The classical view treats the motor system as a servant of the brain: the brain decides, the motor system executes. But this view is increasingly challenged by research on embodied cognition, which shows that motor systems participate in cognition itself. The hand does not merely grasp what the brain has already perceived; the hand's grasping possibilities shape what the brain perceives. This is the insight of Gibson's affordance theory: perception is not a process of constructing internal representations but of detecting possibilities for action — and those possibilities are determined by the motor system's own structure.
The motor system is therefore not a peripheral subsystem but a constitutive part of the cognitive architecture. Its operational closure means that it produces its own patterns of movement (motor synergies, gait patterns, grasping configurations) that are not programmed by the nervous system but emerge from the dynamics of the musculoskeletal system itself. The nervous system does not control the motor system in detail; it perturbs it, and the motor system responds with its own self-generated patterns.

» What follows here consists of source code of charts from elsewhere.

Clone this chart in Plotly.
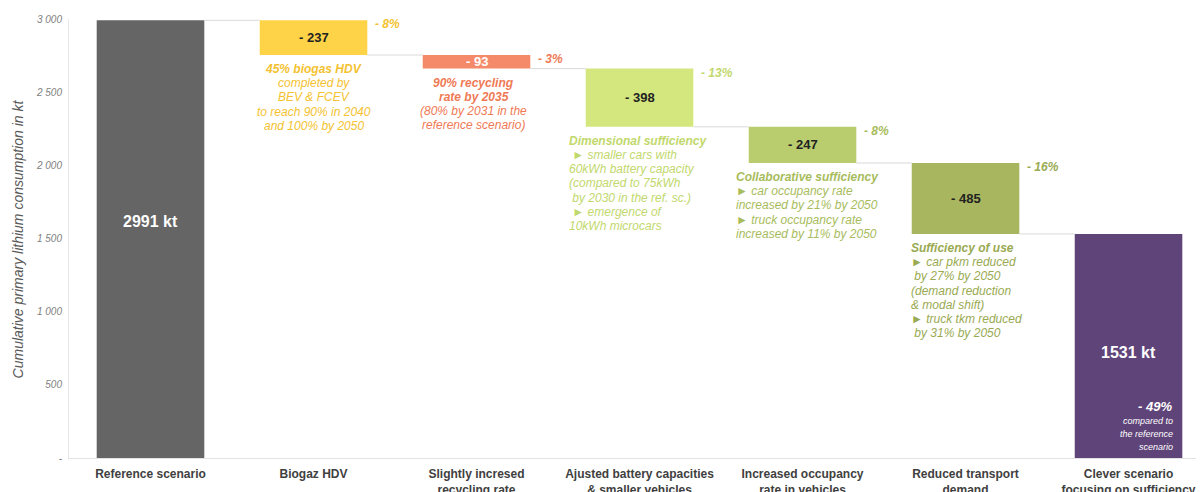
import plotly.graph_objects as go

# ---------------- data ----------------
categories = [
    "Reference scenario",
    "Biogaz HDV",
    "Slightly incresed<br>recycling rate",
    "Ajusted battery capacities<br>& smaller vehicles",
    "Increased occupancy<br>rate in vehicles",
    "Reduced transport<br>demand",
    "Clever scenario<br>focusing on sufficiency",
]
reference_total = 2991
reductions = [-237, -93, -398, -247, -485]
final_total = 1531
y_tick_vals = [0, 500, 1000, 1500, 2000, 2500, 3000]
y_tick_text = ["-", "500", "1 000", "1 500", "2 000", "2 500", "3 000"]

bar_colors = ["#656565", "#FFD347", "#F58A6B", "#D4E67E", "#B9CC6E", "#A7B65F", "#5F4479"]
text_colors = [None, "#F4C230", "#F07A55", "#C2D86C", "#A8BC5C", "#9AAA52", None]
value_text_colors = ["white", "#222222", "white", "#222222", "#222222", "#222222", "white"]

descriptions = [
    None,
    ("center", 0, [("45% biogas HDV", True), ("completed by", False), ("BEV & FCEV", False),
                   ("to reach 90% in 2040", False), ("and 100% by 2050", False)]),
    ("center", -3, [("90% recycling", True), ("rate by 2035", True), ("(80% by 2031 in the", False),
                    ("reference scenario)", False)]),
    ("left", -19, [("Dimensional sufficiency", True), (" \u25ba smaller cars with", False),
                   ("60kWh battery capacity", False), ("(compared to 75kWh", False),
                   (" by 2030 in the ref. sc.)", False), (" \u25ba emergence of", False),
                   ("10kWh microcars", False)]),
    ("left", -15, [("Collaborative sufficiency", True), ("\u25ba car occupancy rate", False),
                   ("increased by 21% by 2050", False), ("\u25ba truck occupancy rate", False),
                   ("increased by 11% by 2050", False)]),
    ("left", -3, [("Sufficiency of use", True), ("\u25ba car pkm reduced", False),
                  (" by 27% by 2050", False), ("(demand reduction", False),
                  ("& modal shift)", False), ("\u25ba truck tkm reduced", False),
                  (" by 31% by 2050", False)]),
    None,
]

# ---------------- geometry from data ----------------
n = len(categories)
xs = list(range(n))
bar_w = 0.66
bases, heights = [0], [reference_total]
running = reference_total
levels = [reference_total]
for r in reductions:
    new = running + r
    bases.append(new)
    heights.append(-r)
    running = new
    levels.append(running)
bases.append(0)
heights.append(final_total)
levels.append(final_total)

fig = go.Figure()
fig.add_trace(go.Bar(
    x=xs, y=heights, base=bases, width=bar_w,
    marker=dict(color=bar_colors, line=dict(width=0)),
    hoverinfo="skip", showlegend=False,
))

# connectors
cx, cy = [], []
for i in range(n - 1):
    lvl = levels[i] if i == 0 else bases[i]
    cx += [i + bar_w / 2, i + 1 - bar_w / 2, None]
    cy += [lvl, lvl, None]
fig.add_trace(go.Scatter(x=cx, y=cy, mode="lines", line=dict(color="#D9D9D9", width=1),
                         hoverinfo="skip", showlegend=False))

ann = []
FONT = "Liberation Sans, Arial, sans-serif"

# value labels
for i in range(1, n - 1):
    ann.append(dict(x=i, y=bases[i] + heights[i] / 2, xref="x", yref="y",
                    text=f"<b>- {heights[i]}</b>", showarrow=False,
                    font=dict(family=FONT, size=13, color=value_text_colors[i])))
    pct = round(100 * heights[i] / reference_total)
    ann.append(dict(x=i + bar_w / 2, y=bases[i] + heights[i], xref="x", yref="y",
                    xanchor="left", yanchor="middle", xshift=6, yshift=-4,
                    text=f"<b><i>- {pct}%</i></b>", showarrow=False,
                    font=dict(family=FONT, size=12, color=text_colors[i])))
ann.append(dict(x=0, y=1616, xref="x", yref="y", text=f"<b>{reference_total} kt</b>",
                showarrow=False, font=dict(family=FONT, size=16, color="white")))
ann.append(dict(x=n - 1, y=719, xref="x", yref="y", text=f"<b>{final_total} kt</b>",
                showarrow=False, font=dict(family=FONT, size=16, color="white")))
total_pct = round(100 * (reference_total - final_total) / reference_total)
ann.append(dict(x=n - 1 + bar_w / 2, y=350, xref="x", yref="y", xanchor="right", xshift=-8,
                text=f"<b><i>- {total_pct}%</i></b>", showarrow=False,
                font=dict(family=FONT, size=13, color="white")))
for k, line in enumerate(["compared to", "the reference", "scenario"]):
    ann.append(dict(x=n - 1 + bar_w / 2, y=250, xref="x", yref="y", xanchor="right", xshift=-7,
                    yshift=-k * 13, text=f"<i>{line}</i>", showarrow=False,
                    font=dict(family=FONT, size=9, color="white")))

# descriptions
for i, d in enumerate(descriptions):
    if d is None:
        continue
    align, dx, lines = d
    bottom = bases[i]
    if align == "center":
        xpos, xanchor = i, "center"
    else:
        xpos, xanchor = i - bar_w / 2, "left"
    for k, (txt, bold) in enumerate(lines):
        t = f"<i>{txt}</i>"
        if bold:
            t = f"<b>{t}</b>"
        ann.append(dict(x=xpos, y=bottom, xref="x", yref="y", xanchor=xanchor, yanchor="middle",
                        xshift=dx, yshift=-(14 + k * 14.2), text=t, showarrow=False,
                        font=dict(family=FONT, size=12, color=text_colors[i])))

# y-axis title
ann.append(dict(x=-0.045, y=0.5, xref="paper", yref="paper", textangle=-90,
                xanchor="center", yanchor="middle",
                text="<i>Cumulative primary lithium consumption in kt</i>", showarrow=False,
                font=dict(family=FONT, size=14, color="#595959")))

# page body has an 8px margin: the figure is sized to fit inside the window
fig.update_layout(
    width=1196, height=484,
    margin=dict(l=61, r=0, t=11, b=34),
    paper_bgcolor="white", plot_bgcolor="white",
    font=dict(family=FONT),
    annotations=ann,
    bargap=0.34,
    xaxis=dict(tickvals=xs, ticktext=[f"<b>{c}</b>" for c in categories],
               range=[-0.5, 6.463], showgrid=False, zeroline=False,
               showline=True, linecolor="#E3E3E3", linewidth=1, ticks="",
               ticklabelstandoff=5,
               tickfont=dict(family=FONT, size=12, color="#404040"), automargin=False),
    yaxis=dict(range=[0, 3000], tickvals=y_tick_vals, ticktext=y_tick_text,
               showgrid=False, zeroline=False, showline=True, linecolor="#E8E8E8", linewidth=1,
               ticks="", ticklabelstandoff=4,
               tickfont=dict(family=FONT, size=10, color="#7F7F7F", style="italic"),
               automargin=False),
)

fig.write_html("out.html")
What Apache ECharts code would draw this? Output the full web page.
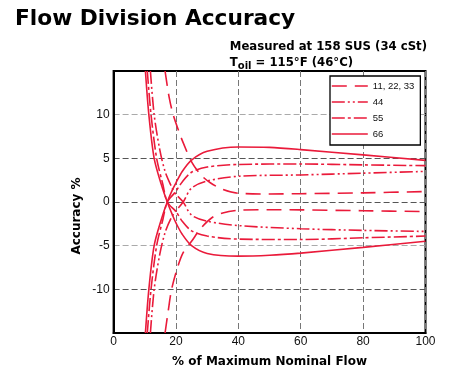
<!DOCTYPE html>
<html><head><meta charset="utf-8">
<script src="https://cdn.jsdelivr.net/npm/echarts@6/dist/echarts.min.js"></script>
<style>html,body{margin:0;padding:0;background:#fff}#c{width:460px;height:383px}</style>
</head><body><div id="c"></div>
<script>
// ---- data (x = % of maximum nominal flow, y = accuracy %) ----
const legendNames = ['11, 22, 33', '44', '55', '66'];
const xTicks = [0, 20, 40, 60, 80, 100];
const yTicks = [-10, -5, 0, 5, 10];

const dashedUpper = [[16.5,15],[17.8,12],[19.1,10],[21,8],[22.3,6.8],[25,4.6],[28,3.1],[31,2.2],[35,1.45],[40,1.0],[50,0.92],[60,0.95],[80,1.05],[100,1.2]];
const dashedLower = [[16.5,-15],[17.5,-12.5],[18.6,-10],[20.5,-7.5],[22.3,-5.8],[25,-4.5],[28,-3.0],[31.5,-1.8],[35,-1.25],[40,-0.95],[50,-0.88],[60,-0.9],[80,-1.0],[100,-1.1]];

const m44Upper = [[11.8,-15],[13,-10],[14.8,-6],[16.5,-3.5],[18.5,-1.8],[20,-1.0],[22.3,0],[25,1.6],[30,2.4],[40,2.95],[60,3.1],[80,3.3],[100,3.5]];
const m44Lower = [[11.8,15],[13,10],[14.8,6],[16.5,3.5],[18.5,1.8],[19.7,1.0],[22.3,0],[25,-1.5],[30,-2.2],[40,-2.7],[60,-3.06],[80,-3.25],[100,-3.37]];

const m55Upper = [[10.8,-15],[12,-10],[13.8,-5],[15.8,-2],[17.2,0],[19.7,1.1],[22,2.3],[25,3.4],[30,4.0],[40,4.3],[60,4.35],[80,4.25],[100,4.16]];
const m55Lower = [[10.8,15],[12,10],[13.8,5],[15.8,2],[17.2,0],[20,-1.1],[22,-2.2],[25,-3.3],[30,-3.9],[40,-4.25],[60,-4.3],[80,-4.1],[100,-3.9]];

const m66Upper = [[10.2,-15],[11.3,-10],[13,-5],[15.3,-2],[17.2,0],[19,1.5],[20,2.2],[22,3.5],[25,4.8],[30,5.8],[40,6.3],[50,6.25],[60,6.0],[80,5.4],[100,4.77]];
const m66Lower = [[10.2,15],[11.3,10],[13,5],[15.3,2],[17.2,0],[19,-1.6],[20,-2.4],[22,-3.7],[25,-5],[30,-5.9],[40,-6.2],[50,-6.1],[60,-5.85],[80,-5.2],[100,-4.5]];

// ---- styling ----
const RED = '#ea1a3a';
const FONT = 'Liberation Sans, Arial, Helvetica, sans-serif';
const WIDE = 'DejaVu Sans, Verdana, sans-serif';
const dashes = {
  '11, 22, 33': [15, 8],
  '44': [13, 3, 2, 3, 2, 3],
  '55': [13, 3, 3, 3],
  '66': 'solid'
};
function mk(name, data) {
  return {
    name: name, type: 'line', data: data, showSymbol: false, symbol: 'none',
    smooth: 0.3, silent: true, animation: false,
    lineStyle: { color: RED, width: 1.6, type: dashes[name] },
    itemStyle: { color: RED }
  };
}

const chart = echarts.init(document.getElementById('c'), null, { renderer: 'canvas' });
chart.setOption({
  animation: false,
  backgroundColor: '#fff',
  title: [
    { text: 'Flow Division Accuracy', left: 10, top: 3,
      textStyle: { fontFamily: WIDE, fontSize: 21.7, fontWeight: 'bold', color: '#000' } },
    { text: '{m|Measured at 158 SUS (34 cSt)}\n{m|T}{s|oil}{m| = 115°F (46°C)}',
      right: 28, top: 34,
      textStyle: { align: 'right', fontFamily: WIDE,
        rich: {
          m: { fontFamily: WIDE, fontSize: 11.7, fontWeight: 'bold', color: '#000', lineHeight: 16 },
          s: { fontFamily: WIDE, fontSize: 10, fontWeight: 'bold', color: '#000', lineHeight: 16, padding: [7, 0, 0, 0] }
        } } }
  ],
  legend: {
    data: legendNames.map(n => ({ name: n, itemStyle: { opacity: 0 },
      lineStyle: { color: RED, width: 1.6, type: dashes[n] } })),
    orient: 'vertical', left: 330, top: 76,
    itemWidth: 36, itemHeight: 12, itemGap: 4,
    padding: [4, 6, 5, 1], borderColor: '#000', borderWidth: 1.3,
    backgroundColor: '#fff',
    textStyle: { fontFamily: FONT, fontSize: 9.5, color: '#111', lineHeight: 12 },
    selectedMode: false
  },
  grid: { left: 113.6, right: 34.5, top: 71, bottom: 50, show: true,
          borderColor: '#000', borderWidth: 2, backgroundColor: 'transparent', containLabel: false },
  xAxis: {
    type: 'value', min: 0, max: 100, interval: 20,
    name: '% of Maximum Nominal Flow', nameLocation: 'middle', nameGap: 23,
    nameTextStyle: { fontFamily: WIDE, fontSize: 12, fontWeight: 'bold', color: '#000' },
    axisLine: { show: true, onZero: false, lineStyle: { color: '#000', width: 2 } },
    axisTick: { show: false },
    axisLabel: { margin: 3, fontFamily: FONT, fontSize: 12, color: '#111',
      formatter: v => (xTicks.indexOf(v) >= 0 ? String(v) : '') },
    splitLine: { show: true, lineStyle: { color: '#777', width: 1, type: [6, 3] } }
  },
  yAxis: {
    type: 'value', min: -15, max: 15, interval: 5,
    axisLine: { show: true, onZero: false, lineStyle: { color: '#000', width: 2 } },
    axisTick: { show: false },
    axisLabel: { margin: 4, fontFamily: FONT, fontSize: 12, color: '#111',
      formatter: v => (yTicks.indexOf(v) >= 0 ? String(v) : '') },
    splitLine: { show: true, lineStyle: { color: ['#000', '#555', '#aaa', '#555', '#555', '#aaa', '#000'], width: 1, type: [6, 3] } }
  },
  graphic: [
    { type: 'text', x: 77, y: 216, rotation: Math.PI / 2,
      style: { text: 'Accuracy %', fontFamily: WIDE, fontSize: 12, fontWeight: 'bold', fill: '#000',
               align: 'center', verticalAlign: 'middle' } }
  ],
  series: [
    mk('11, 22, 33', dashedUpper), mk('11, 22, 33', dashedLower),
    mk('44', m44Upper), mk('44', m44Lower),
    mk('55', m55Upper), mk('55', m55Lower),
    mk('66', m66Upper), mk('66', m66Lower)
  ]
});
</script></body></html>
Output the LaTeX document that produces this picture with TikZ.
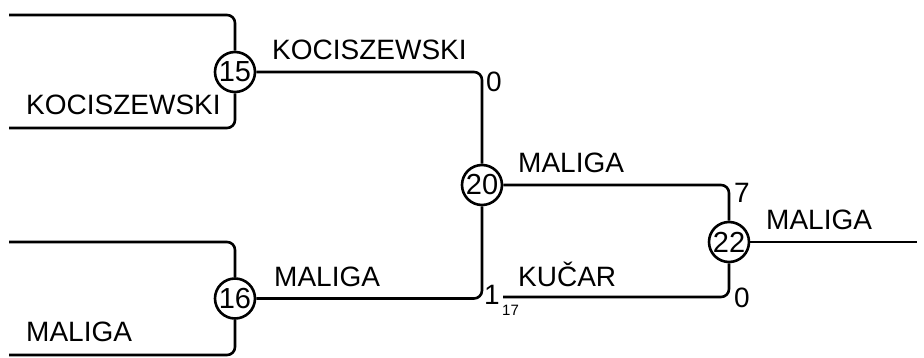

In artificial systems, the question is whether robotic motor systems can achieve similar operational closure. Current robots are not operationally closed; their movements are controlled by algorithms that specify joint angles and trajectories. But research in morphological computation suggests that the body itself can compute — that the mechanical properties of a compliant limb can simplify control problems that would be intractable for a rigid, fully controlled system. This is a step toward motor operational closure: the system begins to produce its own patterns rather than merely executing external commands.